The site is located within the boundaries of the component 540-032 (Koltushskaya Elevation) and the protection zone of component 540-021 (Scientific Town Institution of Physiologist I.P. Pavlov) in the territory of Koltushi Municipality, Vsevolozhskiy District of the Leningrad Region. The Scientific Town was built in the early 1930s under the leadership of the first Russian Nobel laureate I.P. Pavlov. A very active group of scientists is trying hard to revive the Pavlov Institute of Physiology and to establish an International Research Centre that would become a main hub for interchanging ideas and experiences among specialists in the field of Integrative Physiology.
The mission invited the Director of the Pavlov Institute of Physiology, Russian Academy of Sciences (RAS), and the site manager of this component, to include in the programme of one of the next International Conferences organized with the participation of the Institute, a round-table and/or discussion session on the protection and management of scientific heritage.

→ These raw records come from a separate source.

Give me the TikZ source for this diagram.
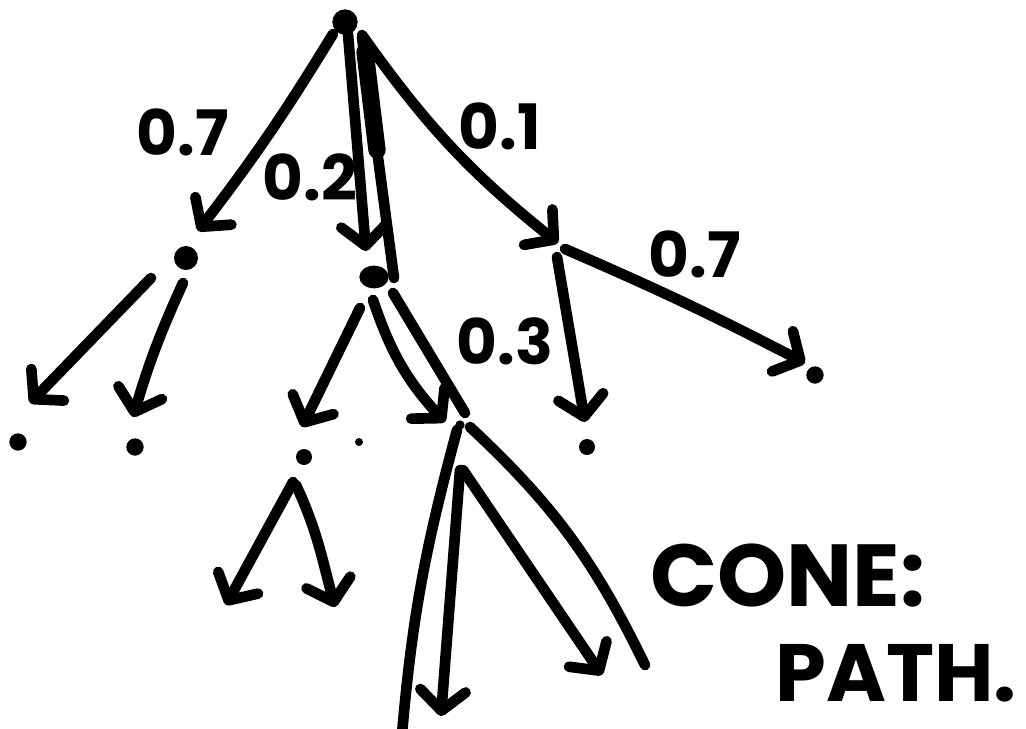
\documentclass[tikz,border=0pt]{standalone}
\usepackage{fontspec}
\setmainfont{Poppins}
\usetikzlibrary{arrows.meta, shapes.geometric}

\tikzset{
  ink/.style={line width=8pt, line cap=round, line join=round},
  arr/.style={ink, -{Straight Barb[round, length=15pt, width=34pt]}},
  blob/.style={circle, fill, inner sep=0pt, minimum size=#1},
  prob/.style={font=\fontsize{47}{47}\selectfont\bfseries, inner sep=0pt},
  note/.style={font=\fontsize{#1}{#1}\selectfont\bfseries, inner sep=0pt}
}

\begin{document}
\begin{tikzpicture}[x=0.75pt, y=-0.75pt]
  \useasboundingbox (0,0) rectangle (1026,729);

  % tree nodes
  \node[blob=19pt] (root) at (345,22) {};
  \node[blob=18pt] (A)  at (186,258) {};
  \node[ellipse, fill, inner sep=0pt, minimum width=22pt, minimum height=17pt] (B) at (374,277) {};
  \coordinate (C) at (560,245);
  \node[blob=7pt] (D) at (460,425) {};
  \node[blob=13pt] (A1) at (18,442) {};
  \node[blob=13pt] (A2) at (135,447) {};
  \node[blob=12pt] (B1) at (304,457) {};
  \node[blob=6pt]  (Bx) at (359,442) {};
  \node[blob=12pt] (C1) at (587,447) {};
  \node[blob=13pt] (C2) at (815,375) {};

  % free ends below the lower branches
  \coordinate (E1) at (226,605);
  \coordinate (E2) at (335,607);
  \coordinate (F1) at (402,734);
  \coordinate (F2) at (441,716);
  \coordinate (F3) at (602,675);
  \coordinate (F4) at (645,665);

  % edges out of the root
  \draw[arr] ([shift={(-12,12)}]root.center) to[bend left=3] ([shift={(12,-27)}]A.center);
  \draw[arr] ([shift={(3,12)}]root.center) to ([shift={(-8,-26)}]B.center);
  \draw[ink] ([shift={(17,15)}]root.center) to ([shift={(20,1)}]B.center);
  \draw[ink, line width=13pt] ([shift={(20,30)}]root.center) to ([shift={(3,-127)}]B.center);
  \draw[arr] ([shift={(17,13)}]root.center) to[bend right=8] ([shift={(-2,-2)}]C);

  % second level
  \draw[arr] ([shift={(-35,20)}]A.center) -- ([shift={(12,-39)}]A1.center);
  \draw[arr] ([shift={(-3,25)}]A.center) to[bend right=4] ([shift={(-2,-30)}]A2.center);
  \draw[arr] ([shift={(-14,31)}]B.center) -- ([shift={(-2,-30)}]B1.center);
  \draw[arr] ([shift={(-1,23)}]B.center) to[bend right=12] ([shift={(-15,-3)}]D.center);
  \draw[ink] ([shift={(19,16)}]B.center) -- ([shift={(5,-12)}]D.center);
  \draw[arr] ([shift={(-3,12)}]C) -- ([shift={(-2,-25)}]C1.center);
  \draw[arr] ([shift={(5,4)}]C) to[bend left=2] ([shift={(-10,-12)}]C2.center);

  % third level
  \draw[arr] ([shift={(-11,25)}]B1.center) -- (E1);
  \draw[arr] ([shift={(-8,28)}]B1.center) to[out=-65, in=105] (E2);

  % the cone below D
  \draw[ink] ([shift={(-3,5)}]D.center) to[out=-105, in=85] (F1);
  \draw[arr] ([shift={(0,45)}]D.center) -- (F2);
  \draw[arr] ([shift={(3,45)}]D.center) -- (F3);
  \draw[ink] ([shift={(10,2)}]D.center) to[out=-43, in=116] (F4);

  % branch probabilities
  \node[prob] (p1) at (183,132) {0.7};
  \node[prob] (p2) at (310,177) {0.2};
  \node[prob] (p3) at (500,126) {0.1};
  \node[prob] (p4) at (695,254) {0.7};
  \node[prob] (p5) at (505,341) {0.3};

  % note
  \node[note=66] (n1) at (788,576) {CONE:};
  \node[note=61] (n2) at (896,673) {PATH.};
\end{tikzpicture}
\end{document}
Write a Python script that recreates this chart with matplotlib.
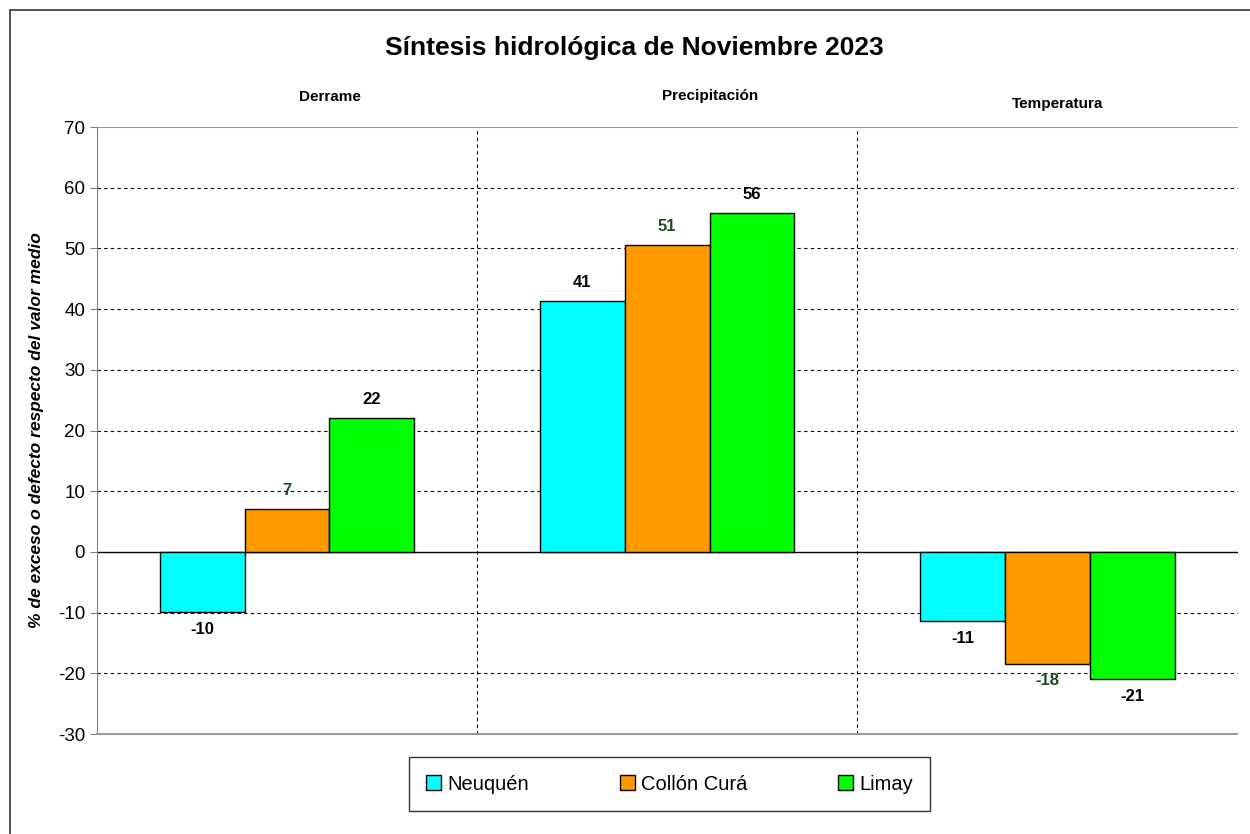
import matplotlib.pyplot as plt
from matplotlib.patches import Rectangle
import numpy as np

plt.rcParams["font.family"] = ["Liberation Sans", "DejaVu Sans"]
plt.rcParams["axes.unicode_minus"] = False

categories = ["Derrame", "Precipitación", "Temperatura"]
series = ["Neuquén", "Collón Curá", "Limay"]
neuquen = [-9.9, 41.3, -11.4]
collon_cura = [7.1, 50.6, -18.4]
limay = [22.1, 55.8, -21.0]
labels_neuquen = ["-10", "41", "-11"]
labels_collon = ["7", "51", "-18"]
labels_limay = ["22", "56", "-21"]

colors = ["#00FFFF", "#FF9900", "#00FF00"]
label_colors = ["black", "#1E4D1E", "black"]

fig = plt.figure(figsize=(12.5, 8.34), dpi=100)
# outer chart border
fig.patches.append(Rectangle((0.008, -0.01), 1.0, 0.998, transform=fig.transFigure,
                             fill=False, edgecolor="#333333", linewidth=1.2))
ax = fig.add_axes([0.0776, 0.1199, 0.9124, 0.7278])

x = np.arange(len(categories))
width = 0.223
all_vals = [neuquen, collon_cura, limay]
all_labels = [labels_neuquen, labels_collon, labels_limay]
for i, (vals, labs) in enumerate(zip(all_vals, all_labels)):
    pos = x + (i - 1) * width
    ax.bar(pos, vals, width, color=colors[i], edgecolor="black",
           linewidth=1.0, label=series[i], zorder=3)
    for px, v, lab in zip(pos, vals, labs):
        off = 8 if v >= 0 else -7
        ax.annotate(lab, (px, v), xytext=(0, off), textcoords="offset points",
                    ha="center", va="bottom" if v >= 0 else "top",
                    fontsize=12, fontweight="bold", color=label_colors[i])

ax.set_xlim(-0.5, 2.5)
ax.set_ylim(-30, 70)
ax.set_yticks(np.arange(-30, 71, 10))
ax.set_xticks([])
ax.tick_params(axis="y", labelsize=13.5, length=5, color="#808080")
for yv in range(-20, 71, 10):
    if yv == 0:
        ax.axhline(0, color="black", linewidth=1.0, zorder=2)
    elif yv == 70:
        ax.axhline(70, color="#999999", linewidth=1.5, zorder=2)
    else:
        ax.axhline(yv, color="black", linewidth=0.8, linestyle=(0, (3, 3)), zorder=1)
for xv in [0.5, 1.5]:
    ax.axvline(xv, color="black", linewidth=0.8, linestyle=(0, (3, 3)), zorder=1)
ax.spines["top"].set_visible(False)
ax.spines["right"].set_visible(False)
ax.spines["left"].set_color("#808080")
ax.spines["bottom"].set_color("#999999")
ax.spines["bottom"].set_linewidth(1.5)

ax.set_ylabel("% de exceso o defecto respecto del valor medio", fontsize=12.5,
              fontstyle="italic", fontweight="bold", labelpad=10)

fig.text(0.5076, 0.943, "Síntesis hidrológica de Noviembre 2023", ha="center",
         va="center", fontsize=19, fontweight="bold")
cat_pos = [(0.264, 0.884), (0.568, 0.885), (0.846, 0.875)]
for name, (cx, cy) in zip(categories, cat_pos):
    fig.text(cx, cy, name, ha="center", va="center", fontsize=11, fontweight="bold")

leg = ax.legend(loc="center", bbox_to_anchor=(0.502, -0.0824), ncol=3,
                fontsize=14.5, frameon=True, fancybox=False, edgecolor="black",
                handlelength=0.75, handleheight=0.75, columnspacing=4.5,
                handletextpad=0.3, borderpad=0.85, borderaxespad=0)
leg.get_frame().set_linewidth(1.0)

fig.savefig("out.png", dpi=100)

The mission recommended establishment of a thematic network of site managers of the properties with associated scientific values in order to develop and integrate in the Management Plans of the properties specific provisions and regulations regarding protection of scientific heritage. [source – mission report]
In line with the Decision adopted by the World Heritage Committee at its 42nd session (Manama, 2018), the World Heritage Centre invited, by circular letter, all States Parties to update the contact information of their Focal Points / Institutions who will be in charge of the implementation of the renamed Initiative on Heritage of Astronomy, Science and Technology at the national level.
A first round table, which took place during the 43rd session of the World Heritage Committee (Baku, 2019), discussed the Implementation of the Thematic Initiative on Heritage of Astronomy, Science and Technology (HAST) and exchanged information and good practices on the nomination of scientific sites.